El plan para tirar el palacio del Obispo

En 1886 un grupo de vecinos pidieron al Ayuntamiento el derribo del palacio episcopal

Eduardo del Pino
15:00 • 26 ene. 2017

En las últimas décadas del siglo XIX la Plaza de la Catedral era un espacio de recreo donde la gente salía a pasear, a sentarse bajo las sombras de los árboles, mientras los niños jugaban alrededor de sus jardines perfumados por magnolias. El arbolado ocupaba una parte importante del perímetro de la plaza, y en el centro, formando una glorieta, sus copas llegaban a ser tan frondosas que proyectaban una amplia franja sombría que se convertía en un pequeño refugio en las tardes calurosas de verano. El lugar  estaba rodeado con una verja de hierro y había bancos alrededor de toda la plaza. 

Hasta 1885 la plaza contó con un urinario público, que pasó a ser historia cuando los vecinos se plantaron ante el despacho del alcalde para decirle que no podían aguantar más aquél foco de infección en el que se había convertido el excusado, ya que eran más los que se orinaban fuera que los que respetaban sus límites. En aquel tiempo la Plaza de la Catedral tenía una de las cuatro paradas oficiales de coches de caballos que existían en la ciudad, que podían transitar a sus anchas por un pavimento que todavía era de tierra. 

Para el verano de 1886 se adecentó el suelo de la plaza con motivo de los festejos que se organizaron para la inauguración de dos nuevas campanas, costeadas por el cabildo, que se instalaron en la torre: una, la Purísima Concepción, de diez arrobas de peso, y la otra, San José, de siete arrobas. Tras ser colocadas, la vecindad solicitó que una de ellas sonara de noche puesto que la encargada de hacerlo en aquella época, que era la campana de la Torre de la Vela, llevaba semanas sin avisar de las horas nocturnas al haberse declarado en huelga el campanero en vista de que el Ayuntamiento no le satisfacía sus haberes. 

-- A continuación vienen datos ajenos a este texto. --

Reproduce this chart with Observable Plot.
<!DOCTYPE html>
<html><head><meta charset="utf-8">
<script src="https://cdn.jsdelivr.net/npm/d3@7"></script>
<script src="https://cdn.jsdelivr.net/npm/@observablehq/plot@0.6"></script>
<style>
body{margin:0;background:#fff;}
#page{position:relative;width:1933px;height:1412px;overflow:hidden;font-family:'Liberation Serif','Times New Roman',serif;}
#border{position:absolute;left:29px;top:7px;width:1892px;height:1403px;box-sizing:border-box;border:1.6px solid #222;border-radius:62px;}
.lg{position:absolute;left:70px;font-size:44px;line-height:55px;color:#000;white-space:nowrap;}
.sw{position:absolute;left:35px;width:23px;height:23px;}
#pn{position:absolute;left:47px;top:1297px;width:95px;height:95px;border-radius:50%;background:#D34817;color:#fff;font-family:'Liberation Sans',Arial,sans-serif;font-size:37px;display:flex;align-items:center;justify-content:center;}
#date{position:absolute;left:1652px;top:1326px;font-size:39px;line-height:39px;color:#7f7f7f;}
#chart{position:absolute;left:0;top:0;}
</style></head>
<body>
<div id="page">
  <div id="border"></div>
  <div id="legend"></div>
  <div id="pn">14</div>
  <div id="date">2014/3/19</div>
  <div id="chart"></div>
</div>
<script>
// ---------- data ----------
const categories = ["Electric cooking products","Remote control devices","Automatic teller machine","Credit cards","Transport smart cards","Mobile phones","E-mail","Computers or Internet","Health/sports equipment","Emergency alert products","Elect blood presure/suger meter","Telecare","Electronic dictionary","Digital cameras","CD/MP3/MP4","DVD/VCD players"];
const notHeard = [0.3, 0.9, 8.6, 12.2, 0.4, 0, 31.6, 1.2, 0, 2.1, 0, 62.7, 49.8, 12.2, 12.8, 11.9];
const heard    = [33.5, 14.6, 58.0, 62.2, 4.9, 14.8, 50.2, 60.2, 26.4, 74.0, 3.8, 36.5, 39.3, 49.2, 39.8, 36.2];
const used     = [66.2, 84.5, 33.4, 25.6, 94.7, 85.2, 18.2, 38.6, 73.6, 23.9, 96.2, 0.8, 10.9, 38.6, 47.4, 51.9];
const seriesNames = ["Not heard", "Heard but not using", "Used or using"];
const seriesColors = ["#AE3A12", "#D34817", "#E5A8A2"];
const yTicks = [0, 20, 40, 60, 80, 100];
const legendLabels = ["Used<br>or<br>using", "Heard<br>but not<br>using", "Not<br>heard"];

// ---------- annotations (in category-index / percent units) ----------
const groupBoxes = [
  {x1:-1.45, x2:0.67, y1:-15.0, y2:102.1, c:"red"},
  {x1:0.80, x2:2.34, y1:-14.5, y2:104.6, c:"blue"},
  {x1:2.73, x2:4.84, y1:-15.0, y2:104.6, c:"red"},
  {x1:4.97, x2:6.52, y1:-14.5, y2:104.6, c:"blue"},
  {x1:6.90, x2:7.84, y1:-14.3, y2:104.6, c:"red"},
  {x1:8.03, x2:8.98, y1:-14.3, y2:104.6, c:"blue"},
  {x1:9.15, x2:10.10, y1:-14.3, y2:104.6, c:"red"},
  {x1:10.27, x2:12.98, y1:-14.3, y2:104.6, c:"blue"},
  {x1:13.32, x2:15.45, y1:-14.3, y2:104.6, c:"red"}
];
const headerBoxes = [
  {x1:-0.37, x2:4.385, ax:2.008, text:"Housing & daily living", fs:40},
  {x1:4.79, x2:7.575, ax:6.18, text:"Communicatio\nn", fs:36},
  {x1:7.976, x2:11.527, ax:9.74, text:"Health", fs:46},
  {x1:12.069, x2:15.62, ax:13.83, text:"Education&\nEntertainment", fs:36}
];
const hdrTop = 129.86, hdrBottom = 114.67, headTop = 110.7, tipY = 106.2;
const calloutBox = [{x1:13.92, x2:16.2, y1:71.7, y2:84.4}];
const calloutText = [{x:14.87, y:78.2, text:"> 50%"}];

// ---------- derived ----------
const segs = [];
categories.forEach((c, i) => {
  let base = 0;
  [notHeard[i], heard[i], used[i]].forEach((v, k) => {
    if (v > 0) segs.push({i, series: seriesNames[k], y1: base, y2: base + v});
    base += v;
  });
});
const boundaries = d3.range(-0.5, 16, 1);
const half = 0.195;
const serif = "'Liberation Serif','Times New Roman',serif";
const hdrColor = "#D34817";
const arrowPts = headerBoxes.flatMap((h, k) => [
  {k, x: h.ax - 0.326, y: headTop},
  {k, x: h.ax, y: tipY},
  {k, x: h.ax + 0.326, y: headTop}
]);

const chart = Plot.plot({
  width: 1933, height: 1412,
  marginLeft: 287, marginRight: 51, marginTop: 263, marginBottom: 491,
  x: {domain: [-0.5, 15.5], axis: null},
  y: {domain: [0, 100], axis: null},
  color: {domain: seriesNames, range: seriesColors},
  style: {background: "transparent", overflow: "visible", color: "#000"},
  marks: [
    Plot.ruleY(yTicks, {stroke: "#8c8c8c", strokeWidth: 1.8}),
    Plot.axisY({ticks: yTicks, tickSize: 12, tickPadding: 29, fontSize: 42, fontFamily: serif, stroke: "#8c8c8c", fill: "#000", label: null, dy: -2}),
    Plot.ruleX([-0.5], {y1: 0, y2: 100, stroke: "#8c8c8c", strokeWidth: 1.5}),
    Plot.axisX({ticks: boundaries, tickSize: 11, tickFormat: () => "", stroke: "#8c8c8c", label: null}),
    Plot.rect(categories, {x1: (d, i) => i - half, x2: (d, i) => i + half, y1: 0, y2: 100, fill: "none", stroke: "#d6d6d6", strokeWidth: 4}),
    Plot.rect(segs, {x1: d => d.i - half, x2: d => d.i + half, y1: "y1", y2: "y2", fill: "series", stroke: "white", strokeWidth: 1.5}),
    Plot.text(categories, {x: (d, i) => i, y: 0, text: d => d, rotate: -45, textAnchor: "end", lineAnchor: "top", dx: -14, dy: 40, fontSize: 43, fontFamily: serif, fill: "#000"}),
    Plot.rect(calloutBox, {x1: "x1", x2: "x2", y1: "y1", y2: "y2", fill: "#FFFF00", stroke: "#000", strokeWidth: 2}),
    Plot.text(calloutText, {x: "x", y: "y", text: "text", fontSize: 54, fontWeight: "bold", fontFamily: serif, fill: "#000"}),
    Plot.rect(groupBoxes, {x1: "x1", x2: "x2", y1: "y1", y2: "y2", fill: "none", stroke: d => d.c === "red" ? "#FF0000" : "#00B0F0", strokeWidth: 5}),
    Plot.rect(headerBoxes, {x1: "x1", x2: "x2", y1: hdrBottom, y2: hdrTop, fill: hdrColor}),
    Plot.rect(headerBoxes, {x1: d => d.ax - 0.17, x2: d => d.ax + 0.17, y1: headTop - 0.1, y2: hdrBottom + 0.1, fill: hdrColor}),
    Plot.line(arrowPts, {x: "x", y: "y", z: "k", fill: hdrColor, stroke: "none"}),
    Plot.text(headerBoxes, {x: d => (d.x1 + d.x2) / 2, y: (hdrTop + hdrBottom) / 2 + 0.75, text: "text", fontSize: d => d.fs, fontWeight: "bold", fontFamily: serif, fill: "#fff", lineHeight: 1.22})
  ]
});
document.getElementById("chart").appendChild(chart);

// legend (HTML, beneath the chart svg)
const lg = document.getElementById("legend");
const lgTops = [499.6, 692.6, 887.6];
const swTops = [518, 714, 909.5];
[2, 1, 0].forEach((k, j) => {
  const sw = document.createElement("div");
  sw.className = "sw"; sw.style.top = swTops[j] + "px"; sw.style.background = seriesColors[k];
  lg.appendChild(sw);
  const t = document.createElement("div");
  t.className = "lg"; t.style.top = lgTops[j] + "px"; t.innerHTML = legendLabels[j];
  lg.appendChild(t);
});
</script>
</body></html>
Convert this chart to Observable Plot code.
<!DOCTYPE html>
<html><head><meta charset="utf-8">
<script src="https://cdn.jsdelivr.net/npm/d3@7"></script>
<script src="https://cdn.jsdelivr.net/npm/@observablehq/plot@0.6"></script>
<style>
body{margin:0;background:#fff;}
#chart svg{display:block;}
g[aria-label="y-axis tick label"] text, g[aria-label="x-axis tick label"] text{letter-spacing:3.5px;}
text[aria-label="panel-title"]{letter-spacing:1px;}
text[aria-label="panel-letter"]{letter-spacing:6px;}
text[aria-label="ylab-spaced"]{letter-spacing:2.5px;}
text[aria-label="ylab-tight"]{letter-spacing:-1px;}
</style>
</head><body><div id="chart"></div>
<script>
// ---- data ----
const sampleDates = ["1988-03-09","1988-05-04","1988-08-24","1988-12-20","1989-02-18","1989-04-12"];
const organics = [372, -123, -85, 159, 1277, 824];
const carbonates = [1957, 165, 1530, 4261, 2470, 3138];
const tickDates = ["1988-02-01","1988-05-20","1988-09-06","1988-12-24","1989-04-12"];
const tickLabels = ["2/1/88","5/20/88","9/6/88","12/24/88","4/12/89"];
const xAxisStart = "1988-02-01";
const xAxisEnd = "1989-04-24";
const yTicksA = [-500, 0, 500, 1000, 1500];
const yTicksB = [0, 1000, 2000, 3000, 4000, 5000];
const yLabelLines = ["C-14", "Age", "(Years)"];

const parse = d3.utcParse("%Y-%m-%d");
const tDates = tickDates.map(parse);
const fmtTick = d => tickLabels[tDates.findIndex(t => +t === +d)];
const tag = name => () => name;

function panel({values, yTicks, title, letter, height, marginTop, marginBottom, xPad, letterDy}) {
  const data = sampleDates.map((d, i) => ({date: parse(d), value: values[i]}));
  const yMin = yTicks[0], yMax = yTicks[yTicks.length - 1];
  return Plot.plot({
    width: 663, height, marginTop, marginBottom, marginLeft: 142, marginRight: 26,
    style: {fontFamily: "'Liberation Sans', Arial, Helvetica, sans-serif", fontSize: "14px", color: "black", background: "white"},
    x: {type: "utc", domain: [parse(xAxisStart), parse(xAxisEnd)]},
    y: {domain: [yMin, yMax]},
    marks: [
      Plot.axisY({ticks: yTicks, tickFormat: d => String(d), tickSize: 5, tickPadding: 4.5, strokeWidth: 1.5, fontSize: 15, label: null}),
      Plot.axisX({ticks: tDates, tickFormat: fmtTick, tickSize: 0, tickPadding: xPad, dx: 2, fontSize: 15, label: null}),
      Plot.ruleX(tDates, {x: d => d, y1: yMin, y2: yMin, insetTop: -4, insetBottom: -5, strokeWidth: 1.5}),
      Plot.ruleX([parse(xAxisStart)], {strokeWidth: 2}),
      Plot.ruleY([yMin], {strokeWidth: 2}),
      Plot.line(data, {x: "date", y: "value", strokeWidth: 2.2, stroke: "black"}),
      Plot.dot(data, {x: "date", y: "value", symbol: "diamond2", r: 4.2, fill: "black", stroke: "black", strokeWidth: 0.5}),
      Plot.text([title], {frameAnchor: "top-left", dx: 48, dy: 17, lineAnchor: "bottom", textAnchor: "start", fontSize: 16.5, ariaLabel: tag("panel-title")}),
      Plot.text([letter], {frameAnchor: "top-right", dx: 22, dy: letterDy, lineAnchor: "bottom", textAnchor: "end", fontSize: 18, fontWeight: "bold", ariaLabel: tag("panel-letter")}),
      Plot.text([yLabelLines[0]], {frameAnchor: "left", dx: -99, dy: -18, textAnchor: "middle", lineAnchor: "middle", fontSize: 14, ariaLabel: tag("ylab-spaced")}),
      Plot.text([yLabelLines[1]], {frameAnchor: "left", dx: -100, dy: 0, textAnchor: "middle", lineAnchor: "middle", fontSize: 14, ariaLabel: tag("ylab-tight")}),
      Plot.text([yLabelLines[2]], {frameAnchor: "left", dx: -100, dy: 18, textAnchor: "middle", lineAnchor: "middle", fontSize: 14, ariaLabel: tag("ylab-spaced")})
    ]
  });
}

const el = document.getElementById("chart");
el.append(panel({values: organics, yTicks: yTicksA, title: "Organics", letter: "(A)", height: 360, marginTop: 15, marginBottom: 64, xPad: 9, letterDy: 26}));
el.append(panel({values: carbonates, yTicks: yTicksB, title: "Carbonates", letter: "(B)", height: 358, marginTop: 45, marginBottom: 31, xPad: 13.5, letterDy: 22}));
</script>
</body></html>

Los intentos por mejorar el entorno de la Catedral eran constantes en aquella época, aunque casi siempre quedaban en proyectos por la falta de liquidez de las arcas municipales. En la primavera de 1886 se estaban acabando de colocar las aceras de cemento portland en la plaza, pero la opinión pública reclamaba una vieja aspiración: el derribo del vetusto caserón que era entonces el palacio del obispo, un edificio que se venía abajo y que por  la fachada que daba a la calle de Lope de Vega estaba completamente apuntalado. Una de las propuestas vecinales, apoyada por un sector de la prensa local, llegó a solicitar a las autoridades municipales que adquirieran el palacio y que lo echaran abajo para levantar sobre su solar una hermosa glorieta adornada con una fuente de mármol. La idea era prolongar la plaza hasta la antigua calle del Mico (hoy de San Indalecio), a espaldas del palacio.

El prelado, don Santos Zárate, debió tomar buena nota de la crítica, porque pronto se puso manos a la obra para poner en marcha el proyecto de construcción del nuevo Palacio Episcopal. A pesar de sus marcados contrastes, la Plaza de la Catedral de finales del XIX era un escenario acogedor, un lugar lleno de vida como lo era la Puerta de Purchena o el mismo Paseo. Todavía se celebraban por  mayo las llamadas veladas del Corpus, en las que el recinto se transformaba en una fiesta con puestos ambulantes y bailes, y todavía, cuando llegaba el mes de agosto, era el escenario escogido para trasladar los puestos del mercado, que se veían obligados a dejar la Plaza Vieja, que era invadida por la feria.
Los viernes, la Plaza de la Catedral se transformaba en un santuario de la mendicidad debido a que el Obispo, don Santos Zárate, tenía por costumbre el reparto de limosnas entre los más necesitados. La distribución se hacía al mediodía delante de la puerta principal del palacio episcopal. A esa hora eran cientos los mendigos que acudían a la cita para recibir una ración de pan con embutidos y la ropa usada que las monjas de los conventos conseguían reunir a lo largo de la semana.